Les professeurs de langue ont fait valoir que les cinq domaines qui correspondent aux activités de communication langagière (ACL) sont à eux seuls des épreuves hautement sportives : « Entendre tous les jours des personnes martyriser une langue à laquelle on a consacré sa vie, c’est une vraie prouesse qui vaut tous les podiums ! » ont lancé conjointement Catherine T. et Albane F. À ce titre, ces professeurs ont demandé une dérogation qui, selon nos sources autorisées, devrait leur être accordée. Le collectif, emmené par Amanda R., ne compte pas « céder le moindre inch de terrain ».

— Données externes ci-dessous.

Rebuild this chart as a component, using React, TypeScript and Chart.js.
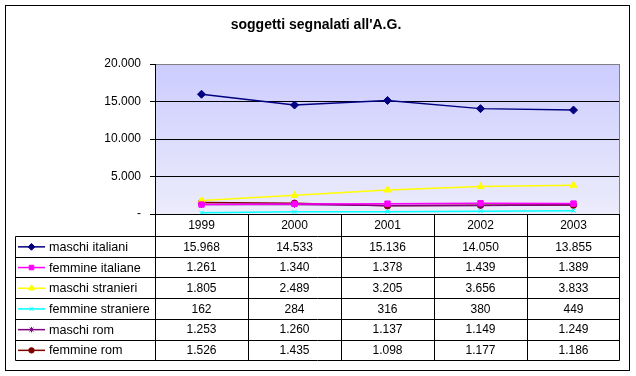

Les enseignants de mathématiques s’insurgent : « À force de jouer avec mes sinus, j’en ai mal à la tête ; en revanche, pourquoi pas le trapèze : c’est la base (moyenne) ! » nous confesse Dominique V. Mais ils reconnaissent, en privé, que le Ministre était « comme écartelé entre la conjecture de Hodge et l’hypothèse de Riemann ». Plus pragmatiques, ceux de technologie envisagent de revendiquer le statut d’entraîneurs.
Quant aux littéraires – anciens et modernes – dont la propension à s’épuiser sur les terrains, stades, courts et autres quadrilatères, demeure fortement limitée – si l’on en croit bien sûr les statistiques de la DEPP (Direction de l’Evaluation, de la Prospective et de la Performance) – ils comptent jouer sur les mots : « La plongée, ça compte ?… Plongée dans la lecture, cela s’entend » a osé Olivia P. Les professeurs de philosophie et de sciences économiques les rejoindront très vraisemblablement dans les jours à venir.

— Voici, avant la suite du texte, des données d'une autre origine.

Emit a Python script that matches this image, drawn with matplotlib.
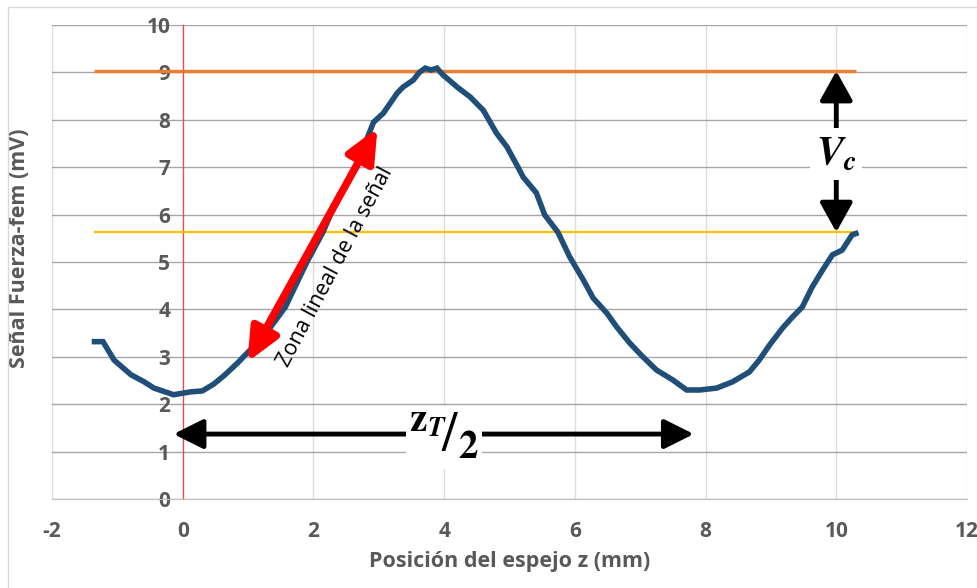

Pour ce qui est des Professeurs des Ecoles de l’Institution, elles ont fait savoir, avec une certaine jubilation, qu’elles avaient toutes leur attestation de natation (50m en piscine) : « S‘il en fallait une, c‘est bien la preuve de nos capacités athlétiques » ont claironné en cœur Lorenza C., Emma D., Aurélie F., Chantal G., Laëtitia H., Marine L., Jeanne M., Marie R., Violaine R. et Juliette S. En bref, toutes d’accord.

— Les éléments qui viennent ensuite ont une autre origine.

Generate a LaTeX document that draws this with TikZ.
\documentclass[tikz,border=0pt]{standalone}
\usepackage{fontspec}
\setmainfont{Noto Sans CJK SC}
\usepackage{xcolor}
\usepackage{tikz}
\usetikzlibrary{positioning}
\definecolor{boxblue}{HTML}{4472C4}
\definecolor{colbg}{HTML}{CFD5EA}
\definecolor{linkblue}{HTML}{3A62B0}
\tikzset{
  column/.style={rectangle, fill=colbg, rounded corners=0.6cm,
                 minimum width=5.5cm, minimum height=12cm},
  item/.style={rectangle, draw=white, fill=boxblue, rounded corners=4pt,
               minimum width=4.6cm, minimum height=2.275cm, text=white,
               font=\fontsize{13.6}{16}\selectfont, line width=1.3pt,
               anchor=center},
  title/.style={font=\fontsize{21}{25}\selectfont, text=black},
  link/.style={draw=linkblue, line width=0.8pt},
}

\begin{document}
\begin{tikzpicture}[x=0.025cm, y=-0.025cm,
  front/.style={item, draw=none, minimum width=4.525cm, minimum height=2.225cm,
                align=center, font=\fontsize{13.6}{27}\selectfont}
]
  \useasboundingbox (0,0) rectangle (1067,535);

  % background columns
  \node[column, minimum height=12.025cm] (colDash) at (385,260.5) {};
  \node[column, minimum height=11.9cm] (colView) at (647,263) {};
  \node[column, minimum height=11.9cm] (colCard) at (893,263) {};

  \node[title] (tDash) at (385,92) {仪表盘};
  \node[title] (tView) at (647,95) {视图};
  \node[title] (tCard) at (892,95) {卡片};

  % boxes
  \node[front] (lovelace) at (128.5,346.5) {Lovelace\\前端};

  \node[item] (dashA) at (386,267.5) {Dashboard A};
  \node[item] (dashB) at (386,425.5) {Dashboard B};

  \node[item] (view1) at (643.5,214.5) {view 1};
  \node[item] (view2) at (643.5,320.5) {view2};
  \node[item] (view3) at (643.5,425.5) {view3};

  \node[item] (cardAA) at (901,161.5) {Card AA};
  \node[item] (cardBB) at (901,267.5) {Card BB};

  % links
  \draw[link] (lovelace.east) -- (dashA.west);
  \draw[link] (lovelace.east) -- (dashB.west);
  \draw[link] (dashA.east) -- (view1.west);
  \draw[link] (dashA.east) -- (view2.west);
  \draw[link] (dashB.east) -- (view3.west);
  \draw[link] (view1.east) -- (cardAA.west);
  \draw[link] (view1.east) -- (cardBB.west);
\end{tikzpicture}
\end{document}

Au final, seuls les professeurs d’EPS se réjouissent de cette initiative ministérielle. « J’en connais qui vont être obligés de s’y mettre ; cela leur fera le plus grand bien » nous a confié, dans un grand et malicieux sourire, un certain Maxime S., explicitement soutenu par son collègue Samson L., heureux de reprendre, un brin facétieux, le dernier terme de la circulaire : « … et avec enthousiasme » !
Le ministère prend très au sérieux les réactions du terrain, pour preuve la remontée de l’ABRI (Association Branchée des Responsables d’Internat) qui militait jusqu’alors pour que les fléchettes soient inscrites sur la liste des sports reconnus, si toutefois les personnels d’éducation étaient associés à cette nouvelle mesure. Il n’en est rien. « Tant mieux, témoigne Julien D. (qui a souhaité lui aussi garder l’anonymat), j’abandonne le baby-foot et me remets au cinéma… »
De même, l’association des Chefs d’Établissement a adressé au Ministre son satisfecit : ils échappent de peu au champ d’application de la circulaire. « On en connaît un qui a sûrement poussé un ‘ouf’ de soulagement » nous a confié, sous le sceau de l’anonymat, Benoît R., tout en avouant : « Moi, du moment qu’on ne me demande pas de faire de la géographie… ».
Une réforme de plus, donc, qui est loin de faire l’unanimité. Gageons que d’ici cinq mois, les choses auront évolué. On murmure ici ou là que si la compétence en sport pose trop de soucis, le ministère proposera alors une solution alternative : un diplôme en pâtisserie.